— START OF Material for the task —

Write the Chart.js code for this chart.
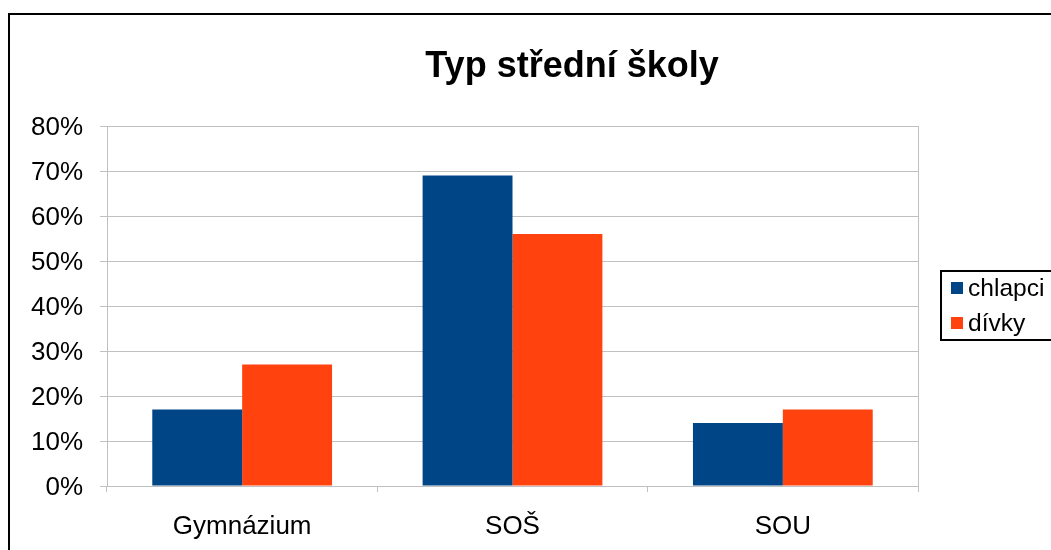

— END OF Material for the task —
— START OF Material for the task —

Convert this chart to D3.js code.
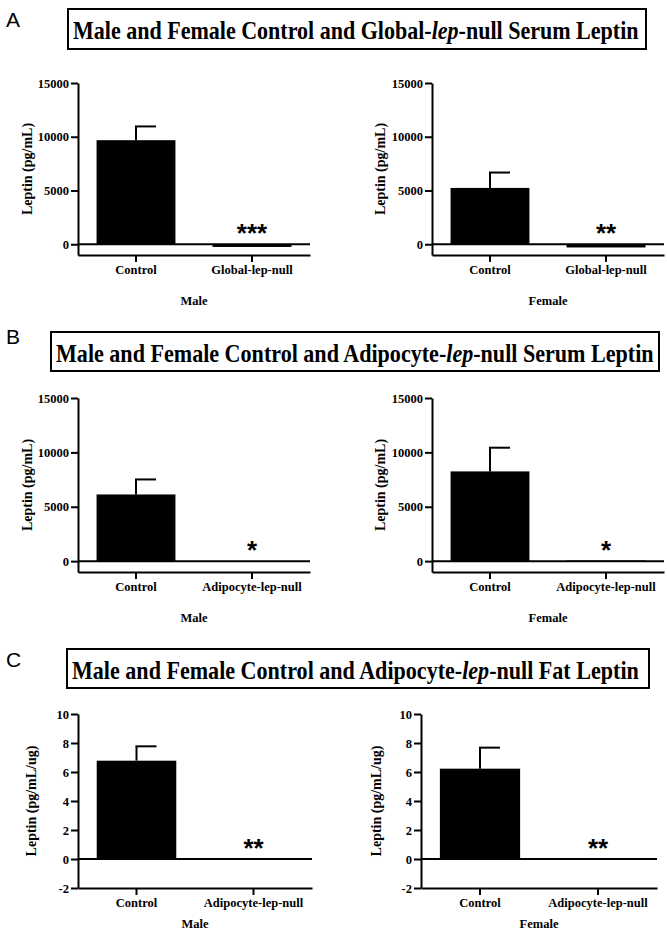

— END OF Material for the task —
— START OF Material for the task —

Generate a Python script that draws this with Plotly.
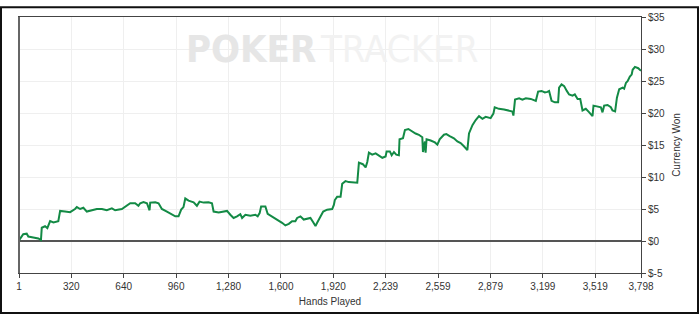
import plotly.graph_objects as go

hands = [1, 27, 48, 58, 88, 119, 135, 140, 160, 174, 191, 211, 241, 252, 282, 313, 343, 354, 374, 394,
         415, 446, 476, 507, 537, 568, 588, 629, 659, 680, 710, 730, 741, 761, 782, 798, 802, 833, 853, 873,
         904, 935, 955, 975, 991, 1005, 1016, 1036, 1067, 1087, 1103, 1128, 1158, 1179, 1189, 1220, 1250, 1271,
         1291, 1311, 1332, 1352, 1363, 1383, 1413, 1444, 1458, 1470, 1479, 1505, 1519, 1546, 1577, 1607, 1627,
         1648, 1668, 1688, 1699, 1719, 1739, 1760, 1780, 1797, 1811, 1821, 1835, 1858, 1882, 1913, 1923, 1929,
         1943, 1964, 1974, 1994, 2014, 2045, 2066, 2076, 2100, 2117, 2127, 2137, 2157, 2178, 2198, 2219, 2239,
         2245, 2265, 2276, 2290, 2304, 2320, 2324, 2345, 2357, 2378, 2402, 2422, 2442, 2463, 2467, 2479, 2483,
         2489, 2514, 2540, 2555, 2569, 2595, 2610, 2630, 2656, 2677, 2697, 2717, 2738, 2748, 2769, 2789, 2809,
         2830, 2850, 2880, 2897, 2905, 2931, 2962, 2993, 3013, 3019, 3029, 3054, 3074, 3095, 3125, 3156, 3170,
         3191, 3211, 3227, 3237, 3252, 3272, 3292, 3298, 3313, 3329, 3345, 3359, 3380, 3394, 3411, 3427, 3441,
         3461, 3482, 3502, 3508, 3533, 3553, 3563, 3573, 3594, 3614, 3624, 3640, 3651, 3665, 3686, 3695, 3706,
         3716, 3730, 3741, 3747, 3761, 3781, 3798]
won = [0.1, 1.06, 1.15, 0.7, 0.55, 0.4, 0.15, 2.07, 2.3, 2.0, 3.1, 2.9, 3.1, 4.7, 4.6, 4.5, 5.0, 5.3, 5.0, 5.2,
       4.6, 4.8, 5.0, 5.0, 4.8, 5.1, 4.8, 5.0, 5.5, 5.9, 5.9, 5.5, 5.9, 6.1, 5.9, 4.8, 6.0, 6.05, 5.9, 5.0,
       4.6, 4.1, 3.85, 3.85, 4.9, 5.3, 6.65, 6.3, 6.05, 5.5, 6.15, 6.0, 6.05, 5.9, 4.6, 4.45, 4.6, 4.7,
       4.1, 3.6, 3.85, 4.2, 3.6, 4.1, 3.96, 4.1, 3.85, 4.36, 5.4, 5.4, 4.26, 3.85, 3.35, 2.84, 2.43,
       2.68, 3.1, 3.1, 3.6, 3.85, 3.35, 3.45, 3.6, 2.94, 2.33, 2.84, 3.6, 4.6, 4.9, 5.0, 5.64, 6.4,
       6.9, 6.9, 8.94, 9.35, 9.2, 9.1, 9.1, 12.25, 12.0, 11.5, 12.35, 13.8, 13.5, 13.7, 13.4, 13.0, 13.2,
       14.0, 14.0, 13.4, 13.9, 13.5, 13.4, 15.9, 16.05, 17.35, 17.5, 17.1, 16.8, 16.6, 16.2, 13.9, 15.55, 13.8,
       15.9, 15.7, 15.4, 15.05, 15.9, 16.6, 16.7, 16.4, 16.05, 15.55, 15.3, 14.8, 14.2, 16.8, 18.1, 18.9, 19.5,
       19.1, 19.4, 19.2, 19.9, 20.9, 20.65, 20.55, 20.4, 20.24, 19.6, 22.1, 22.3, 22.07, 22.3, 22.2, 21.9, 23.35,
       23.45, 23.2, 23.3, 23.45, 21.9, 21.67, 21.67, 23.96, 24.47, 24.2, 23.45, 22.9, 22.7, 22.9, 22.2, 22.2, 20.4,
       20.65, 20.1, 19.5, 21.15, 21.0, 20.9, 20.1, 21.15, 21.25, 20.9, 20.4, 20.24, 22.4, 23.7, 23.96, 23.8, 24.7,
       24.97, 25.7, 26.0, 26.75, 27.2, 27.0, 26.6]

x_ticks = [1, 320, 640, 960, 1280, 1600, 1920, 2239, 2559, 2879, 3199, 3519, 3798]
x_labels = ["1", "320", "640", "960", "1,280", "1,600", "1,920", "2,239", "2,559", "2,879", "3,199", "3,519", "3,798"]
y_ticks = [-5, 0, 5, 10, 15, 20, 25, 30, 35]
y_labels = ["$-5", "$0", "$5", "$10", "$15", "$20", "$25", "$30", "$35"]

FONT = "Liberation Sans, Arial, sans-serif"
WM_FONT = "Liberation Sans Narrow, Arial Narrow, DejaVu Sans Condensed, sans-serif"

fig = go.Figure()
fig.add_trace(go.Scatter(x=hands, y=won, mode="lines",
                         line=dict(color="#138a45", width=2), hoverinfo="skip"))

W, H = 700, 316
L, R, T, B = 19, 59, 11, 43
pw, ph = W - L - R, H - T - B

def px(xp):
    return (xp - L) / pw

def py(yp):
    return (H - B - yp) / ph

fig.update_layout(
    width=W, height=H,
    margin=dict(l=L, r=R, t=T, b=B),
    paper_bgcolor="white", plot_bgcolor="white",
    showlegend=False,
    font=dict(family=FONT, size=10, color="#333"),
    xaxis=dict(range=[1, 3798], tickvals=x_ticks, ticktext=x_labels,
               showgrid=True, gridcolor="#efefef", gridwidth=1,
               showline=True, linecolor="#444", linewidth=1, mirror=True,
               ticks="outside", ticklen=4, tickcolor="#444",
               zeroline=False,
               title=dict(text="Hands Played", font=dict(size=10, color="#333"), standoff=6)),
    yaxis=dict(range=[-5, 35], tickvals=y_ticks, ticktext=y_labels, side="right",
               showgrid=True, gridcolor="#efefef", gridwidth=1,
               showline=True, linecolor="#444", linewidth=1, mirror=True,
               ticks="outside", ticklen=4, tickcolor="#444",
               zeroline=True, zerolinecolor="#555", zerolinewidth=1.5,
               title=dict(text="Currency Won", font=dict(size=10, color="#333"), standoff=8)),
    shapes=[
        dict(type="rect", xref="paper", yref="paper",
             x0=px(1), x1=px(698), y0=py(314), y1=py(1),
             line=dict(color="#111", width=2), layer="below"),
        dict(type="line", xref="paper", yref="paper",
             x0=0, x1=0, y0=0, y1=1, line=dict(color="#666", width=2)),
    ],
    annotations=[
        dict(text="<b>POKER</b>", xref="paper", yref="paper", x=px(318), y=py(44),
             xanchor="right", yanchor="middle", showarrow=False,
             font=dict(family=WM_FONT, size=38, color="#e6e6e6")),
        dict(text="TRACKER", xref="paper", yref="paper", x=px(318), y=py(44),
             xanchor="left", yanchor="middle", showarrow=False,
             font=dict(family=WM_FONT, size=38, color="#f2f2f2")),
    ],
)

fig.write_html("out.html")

— END OF Material for the task —

◆ Work to complete
Of the lines above, quote exactly those from the one with "Generate a Python" through the one with "import plotly.graph_objects as go", ends included; pictures stay out.

◆ Solution to the problem
Generate a Python script that draws this with Plotly.
import plotly.graph_objects as go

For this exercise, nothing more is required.